I haven't seen that thread, but you'll have an easier time using led "eagle eyes". Theyre used as accent lighting on cars. VERY bright, pre wired, waterproof and dirt cheap on ebay. It will save you the work of taking flashlights apart, and you can get them in any color. Ill be replacing my incandescent floodlights with these (1 eagle eye for each prop). Ill be using waterproof connectors as well.


----------



## debbiedowner67 (Sep 13, 2015)

Korax said:


> I haven't seen that thread, but you'll have an easier time using led "eagle eyes". Theyre used as accent lighting on cars. VERY bright, pre wired, waterproof and dirt cheap on ebay. It will save you the work of taking flashlights apart, and you can get them in any color. Ill be replacing my incandescent floodlights with these (1 eagle eye for each prop). Ill be using waterproof connectors as well.


What will you connect them to? I looked them up and they have a "wired" end?


----------



## Mapleton Manor (Aug 2, 2014)

debbiedowner67 said:


> What will you connect them to? I looked them up and they have a "wired" end?



This is my question as well. What are you using as a power source for the lights? Would a PC power supply work and allow all of then to run off one power supply?


----------



## Korax (Oct 3, 2017)

The wired ends will need the insulation stripped off, and you'll have to do some soldering to get them all connected to your power supply. 

The power supply I just bought was from amazon.
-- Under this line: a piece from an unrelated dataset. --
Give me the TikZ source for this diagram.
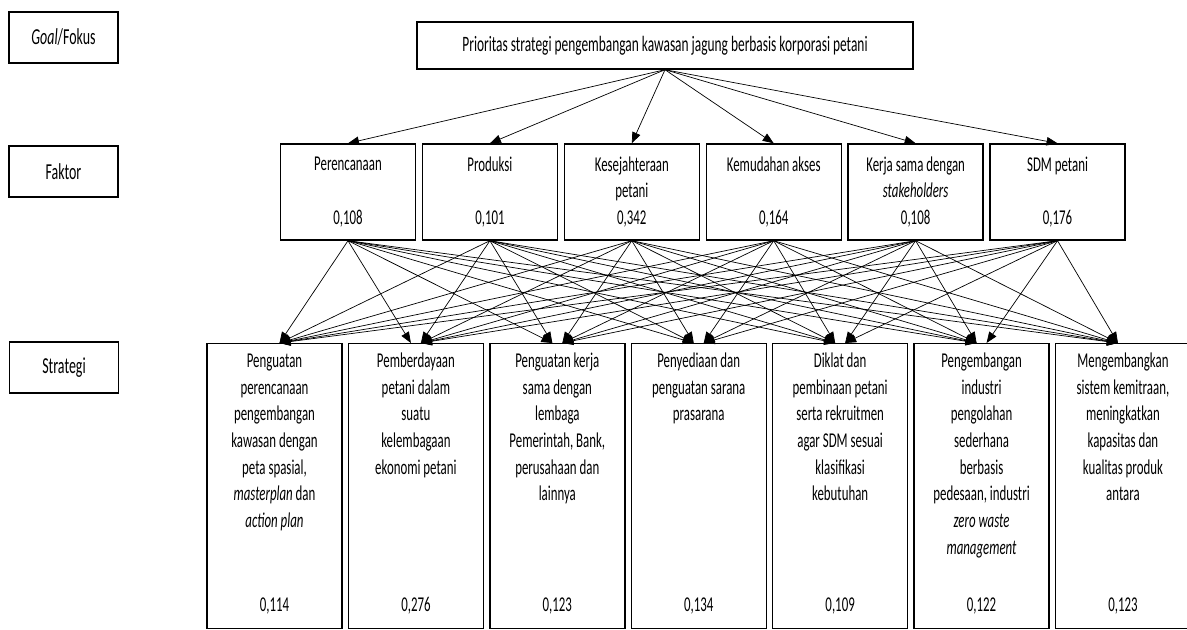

Copy and paste "LEDMO Power Adapter ,Transformers,Power Supply For LED Strip, 12V 5A Max,60 Watt Max" into the search bar to see the exact same one. The 12v end connector will have to be cut off, check with a multimeter to see which wire is positive/negative, then make all your connections and be sure to insulate each one with shrink tubing. 

StiltbeastStudios did an LED tutorial on youtube, he's using different lights but the process is exactly the same. Just be careful!


----------



## Shadowcaster (Aug 13, 2016)

Sometimes, depending on the voltage, you can use a scavenged power supply off a laptop, smart phone, portable dvd player or whatever... I never throw these away and have been able to use them to power led lighting. Never know...just an idea but I've used it for the eyes on my ghoul turning a rotisserie with a roasting torso on it...it was a 12 volt adapter and I had to do a little wire-stripping and soldering but it worked for me.


----------